GIVEN EXERCISE =
How many of the lines below contain "this"? Answer with that number alone.

Charts and diagrams as code:
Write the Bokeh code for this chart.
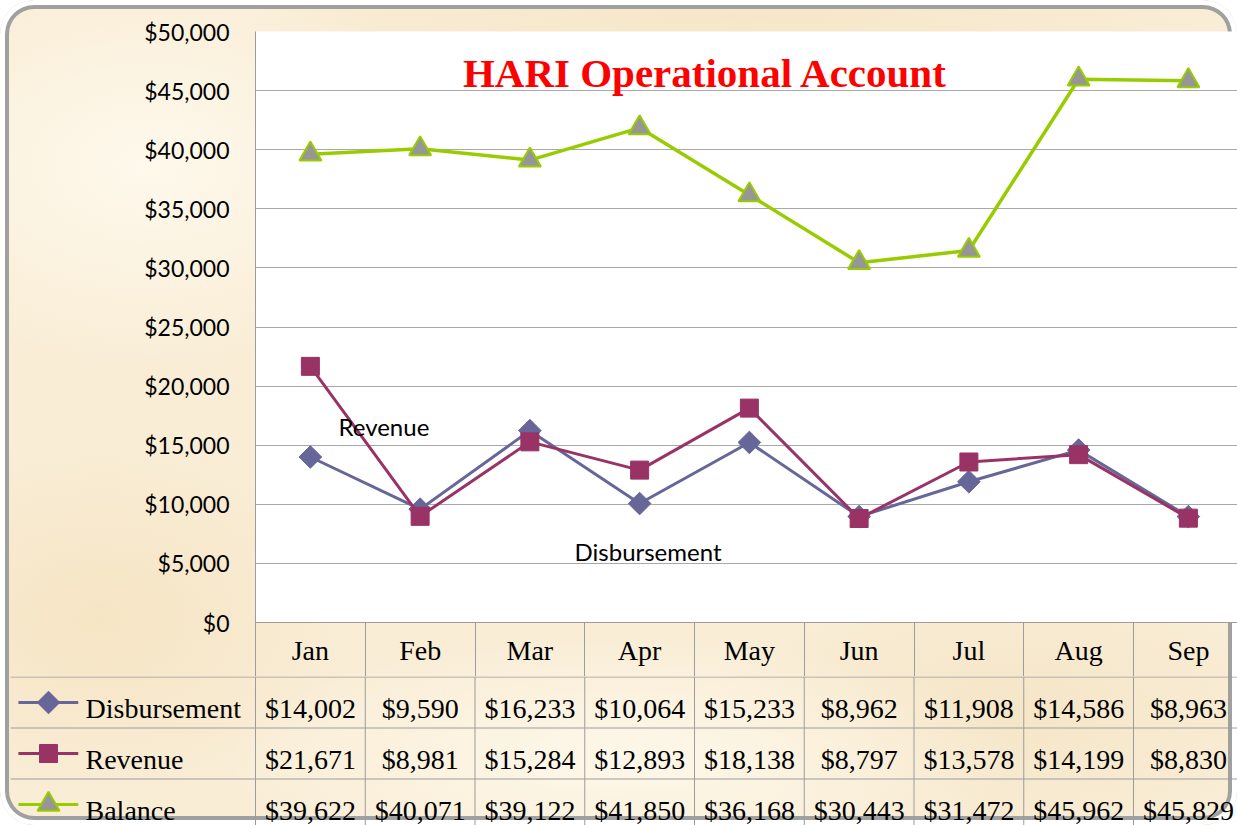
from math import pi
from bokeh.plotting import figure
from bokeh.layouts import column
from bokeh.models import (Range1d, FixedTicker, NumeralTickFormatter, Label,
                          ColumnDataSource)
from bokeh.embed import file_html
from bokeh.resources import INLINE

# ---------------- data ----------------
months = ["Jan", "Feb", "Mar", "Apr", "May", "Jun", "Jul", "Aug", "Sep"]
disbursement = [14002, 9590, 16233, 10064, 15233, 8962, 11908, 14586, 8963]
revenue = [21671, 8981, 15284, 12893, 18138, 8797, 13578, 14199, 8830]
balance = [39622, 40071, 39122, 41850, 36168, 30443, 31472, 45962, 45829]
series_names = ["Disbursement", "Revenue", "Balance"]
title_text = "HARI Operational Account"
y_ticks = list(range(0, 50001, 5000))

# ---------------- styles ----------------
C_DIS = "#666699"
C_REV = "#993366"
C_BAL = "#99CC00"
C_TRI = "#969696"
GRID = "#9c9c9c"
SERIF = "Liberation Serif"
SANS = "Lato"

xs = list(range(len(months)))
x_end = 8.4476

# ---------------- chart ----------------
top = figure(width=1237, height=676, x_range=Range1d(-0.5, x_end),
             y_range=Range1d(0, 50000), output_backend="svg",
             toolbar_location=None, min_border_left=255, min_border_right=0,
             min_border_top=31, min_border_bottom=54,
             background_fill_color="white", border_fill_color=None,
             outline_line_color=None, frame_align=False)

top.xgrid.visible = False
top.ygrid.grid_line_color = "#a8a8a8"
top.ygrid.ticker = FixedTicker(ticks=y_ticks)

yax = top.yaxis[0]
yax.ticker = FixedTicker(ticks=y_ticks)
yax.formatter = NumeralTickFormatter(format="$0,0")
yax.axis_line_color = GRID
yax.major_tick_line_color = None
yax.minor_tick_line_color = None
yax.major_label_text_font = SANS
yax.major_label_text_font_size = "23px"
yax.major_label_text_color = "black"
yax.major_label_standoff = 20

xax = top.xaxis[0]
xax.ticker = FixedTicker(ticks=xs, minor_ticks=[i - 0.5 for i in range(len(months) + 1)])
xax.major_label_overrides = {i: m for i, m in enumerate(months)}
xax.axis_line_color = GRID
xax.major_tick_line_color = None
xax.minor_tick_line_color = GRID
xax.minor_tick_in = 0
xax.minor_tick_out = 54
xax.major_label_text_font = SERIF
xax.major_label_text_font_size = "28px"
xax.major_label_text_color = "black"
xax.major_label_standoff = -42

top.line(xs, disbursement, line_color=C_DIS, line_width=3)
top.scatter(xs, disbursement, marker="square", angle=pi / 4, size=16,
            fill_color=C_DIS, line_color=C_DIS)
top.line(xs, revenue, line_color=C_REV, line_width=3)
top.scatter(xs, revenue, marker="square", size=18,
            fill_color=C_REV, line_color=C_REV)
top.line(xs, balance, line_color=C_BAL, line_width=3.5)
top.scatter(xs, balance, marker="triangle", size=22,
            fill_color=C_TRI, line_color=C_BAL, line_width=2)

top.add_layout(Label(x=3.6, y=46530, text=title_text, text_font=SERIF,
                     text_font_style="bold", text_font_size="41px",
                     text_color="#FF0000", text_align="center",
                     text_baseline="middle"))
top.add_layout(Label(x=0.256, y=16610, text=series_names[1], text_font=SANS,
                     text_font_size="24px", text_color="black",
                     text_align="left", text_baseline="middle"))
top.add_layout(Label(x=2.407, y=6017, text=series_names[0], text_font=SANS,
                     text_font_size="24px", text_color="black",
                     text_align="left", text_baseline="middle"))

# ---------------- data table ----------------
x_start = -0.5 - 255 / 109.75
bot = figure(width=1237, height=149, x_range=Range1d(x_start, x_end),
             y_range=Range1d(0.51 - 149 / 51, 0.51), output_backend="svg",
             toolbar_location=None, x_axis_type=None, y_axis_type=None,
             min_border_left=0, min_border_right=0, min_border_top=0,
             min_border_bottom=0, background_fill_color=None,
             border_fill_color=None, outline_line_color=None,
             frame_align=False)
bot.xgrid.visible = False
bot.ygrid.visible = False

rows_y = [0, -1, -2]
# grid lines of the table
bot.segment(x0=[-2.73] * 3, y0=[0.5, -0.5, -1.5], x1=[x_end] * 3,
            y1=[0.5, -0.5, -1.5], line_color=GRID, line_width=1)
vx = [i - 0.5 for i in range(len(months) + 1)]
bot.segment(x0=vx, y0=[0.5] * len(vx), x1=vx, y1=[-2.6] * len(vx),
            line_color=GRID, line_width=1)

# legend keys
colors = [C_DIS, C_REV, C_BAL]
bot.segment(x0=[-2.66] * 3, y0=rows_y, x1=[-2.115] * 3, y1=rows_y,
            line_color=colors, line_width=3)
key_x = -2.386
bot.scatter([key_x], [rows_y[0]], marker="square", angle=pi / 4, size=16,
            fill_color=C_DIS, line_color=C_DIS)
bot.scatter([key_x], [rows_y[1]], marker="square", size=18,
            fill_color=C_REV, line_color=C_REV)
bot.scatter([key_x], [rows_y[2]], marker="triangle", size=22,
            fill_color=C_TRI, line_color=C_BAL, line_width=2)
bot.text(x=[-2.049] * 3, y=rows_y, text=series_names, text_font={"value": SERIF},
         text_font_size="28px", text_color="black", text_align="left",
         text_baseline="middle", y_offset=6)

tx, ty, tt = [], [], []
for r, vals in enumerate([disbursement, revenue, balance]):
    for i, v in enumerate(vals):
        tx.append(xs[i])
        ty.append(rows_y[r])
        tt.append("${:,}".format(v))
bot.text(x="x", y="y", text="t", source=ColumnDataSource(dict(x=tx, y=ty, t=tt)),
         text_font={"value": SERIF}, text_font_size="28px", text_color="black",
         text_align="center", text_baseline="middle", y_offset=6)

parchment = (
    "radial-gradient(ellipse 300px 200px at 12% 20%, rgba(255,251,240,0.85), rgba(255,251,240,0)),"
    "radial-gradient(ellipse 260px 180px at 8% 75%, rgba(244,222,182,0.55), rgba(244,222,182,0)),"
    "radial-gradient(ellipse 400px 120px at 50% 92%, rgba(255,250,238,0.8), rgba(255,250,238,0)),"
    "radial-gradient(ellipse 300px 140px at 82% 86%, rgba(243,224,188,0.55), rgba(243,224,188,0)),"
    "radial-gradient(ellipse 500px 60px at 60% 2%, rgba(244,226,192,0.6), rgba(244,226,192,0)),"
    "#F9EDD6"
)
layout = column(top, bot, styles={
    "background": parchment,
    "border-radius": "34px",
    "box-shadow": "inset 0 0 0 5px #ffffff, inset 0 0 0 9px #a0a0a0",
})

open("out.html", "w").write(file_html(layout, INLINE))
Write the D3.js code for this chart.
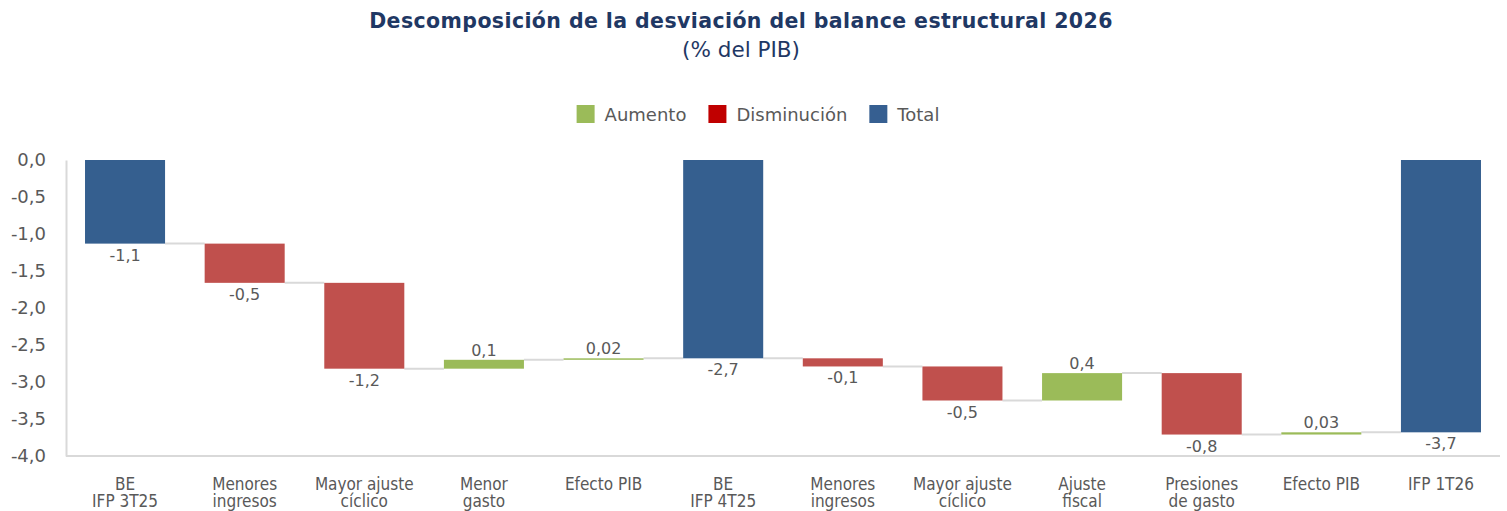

FINAL RESULT =
2